__Given task__
Word for word, quote all of the material, omitting the pictures.

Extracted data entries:
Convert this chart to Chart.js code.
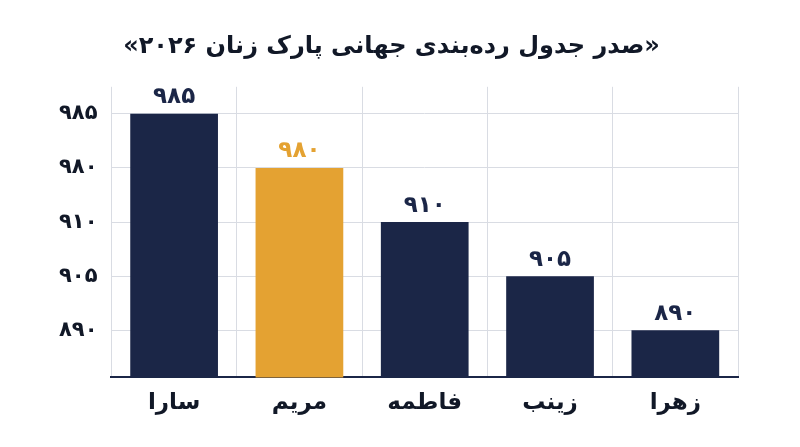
<!DOCTYPE html>
<html><head><meta charset="utf-8">
<script src="https://cdn.jsdelivr.net/npm/chart.js@4"></script>
<style>html,body{margin:0;background:#fff}#w{width:800px;height:447px}</style>
</head><body><div id="w"><canvas id="c"></canvas></div>
<script>
const title = "«صدر جدول رده‌بندی جهانی پارک زنان ۲۰۲۶»";
const categories = ["سارا","مریم","فاطمه","زینب","زهرا"];
const values = [985,980,910,905,890];
const valueLabels = ["۹۸۵","۹۸۰","۹۱۰","۹۰۵","۸۹۰"];
const tickValues = [890,905,910,980,985];
const tickLabels = ["۸۹۰","۹۰۵","۹۱۰","۹۸۰","۹۸۵"];
const colors = ["#1b2647","#e4a232","#1b2647","#1b2647","#1b2647"];
const pos = values.map(v => tickValues.indexOf(v) + 1);
const F = "'DejaVu Sans', sans-serif";
const lbl = {id:'lbl', afterDatasetsDraw(ch){
  const ctx=ch.ctx; const m=ch.getDatasetMeta(0);
  ctx.save(); ctx.font="bold 23px "+F; ctx.textAlign='center'; ctx.textBaseline='bottom';
  m.data.forEach((b,i)=>{ctx.fillStyle=i===1?"#e4a232":"#1b2647"; ctx.fillText(valueLabels[i],b.x,b.y-5);});
  ctx.restore();}};
new Chart(document.getElementById('c'),{type:'bar',
 data:{labels:categories,datasets:[{data:pos,backgroundColor:colors,barPercentage:0.7,categoryPercentage:1}]},
 options:{responsive:true,maintainAspectRatio:false,animation:false,
  layout:{padding:{left:45,right:62,top:14,bottom:18}},
  plugins:{legend:{display:false},tooltip:{enabled:false},
   title:{display:true,text:"\u202B"+title+"\u202C",font:{family:F,size:24,weight:'bold'},color:'#111827',padding:{top:18,bottom:26}}},
  scales:{
   x:{grid:{offset:true,color:'#d9dce3',drawTicks:false},border:{color:'#1b2647',width:2},
      ticks:{font:{family:F,size:23,weight:'bold'},color:'#111827',padding:12}},
   y:{min:0.13,max:5.5,grid:{color:'#d9dce3',drawTicks:false},border:{display:false},
      afterBuildTicks(ax){ax.ticks=tickValues.map((_,i)=>({value:i+1}));},
      ticks:{font:{family:F,size:21,weight:'bold'},color:'#111827',padding:14,
        callback:(v)=>tickLabels[v-1]}}}},
 plugins:[lbl]});
</script></body></html>
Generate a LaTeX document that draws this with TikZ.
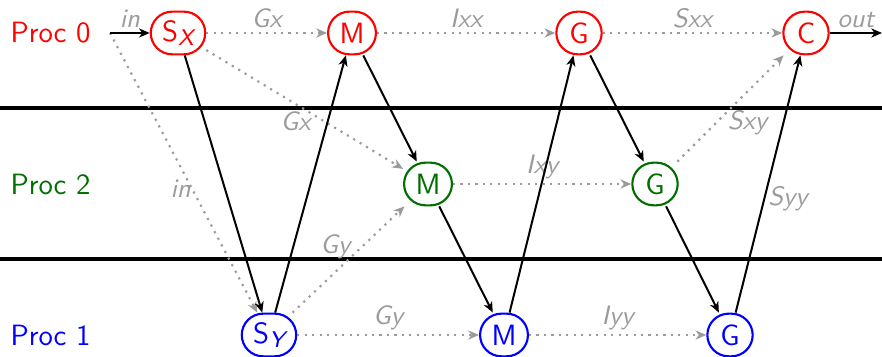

__Expected output__
Convert this chart to Chart.js code.
<!DOCTYPE html>
<html><head><meta charset="utf-8">
<script src="https://cdn.jsdelivr.net/npm/chart.js@4"></script>
<style>html,body{margin:0;background:#fff}#w{width:800px;height:447px}</style>
</head><body><div id="w"><canvas id="c"></canvas></div>
<script>
const title = "«صدر جدول رده‌بندی جهانی پارک زنان ۲۰۲۶»";
const categories = ["سارا","مریم","فاطمه","زینب","زهرا"];
const values = [985,980,910,905,890];
const valueLabels = ["۹۸۵","۹۸۰","۹۱۰","۹۰۵","۸۹۰"];
const tickValues = [890,905,910,980,985];
const tickLabels = ["۸۹۰","۹۰۵","۹۱۰","۹۸۰","۹۸۵"];
const colors = ["#1b2647","#e4a232","#1b2647","#1b2647","#1b2647"];
const pos = values.map(v => tickValues.indexOf(v) + 1);
const F = "'DejaVu Sans', sans-serif";
const lbl = {id:'lbl', afterDatasetsDraw(ch){
  const ctx=ch.ctx; const m=ch.getDatasetMeta(0);
  ctx.save(); ctx.font="bold 23px "+F; ctx.textAlign='center'; ctx.textBaseline='bottom';
  m.data.forEach((b,i)=>{ctx.fillStyle=i===1?"#e4a232":"#1b2647"; ctx.fillText(valueLabels[i],b.x,b.y-5);});
  ctx.restore();}};
new Chart(document.getElementById('c'),{type:'bar',
 data:{labels:categories,datasets:[{data:pos,backgroundColor:colors,barPercentage:0.7,categoryPercentage:1}]},
 options:{responsive:true,maintainAspectRatio:false,animation:false,
  layout:{padding:{left:45,right:62,top:14,bottom:18}},
  plugins:{legend:{display:false},tooltip:{enabled:false},
   title:{display:true,text:"\u202B"+title+"\u202C",font:{family:F,size:24,weight:'bold'},color:'#111827',padding:{top:18,bottom:26}}},
  scales:{
   x:{grid:{offset:true,color:'#d9dce3',drawTicks:false},border:{color:'#1b2647',width:2},
      ticks:{font:{family:F,size:23,weight:'bold'},color:'#111827',padding:12}},
   y:{min:0.13,max:5.5,grid:{color:'#d9dce3',drawTicks:false},border:{display:false},
      afterBuildTicks(ax){ax.ticks=tickValues.map((_,i)=>({value:i+1}));},
      ticks:{font:{family:F,size:21,weight:'bold'},color:'#111827',padding:14,
        callback:(v)=>tickLabels[v-1]}}}},
 plugins:[lbl]});
</script></body></html>
Generate a LaTeX document that draws this with TikZ.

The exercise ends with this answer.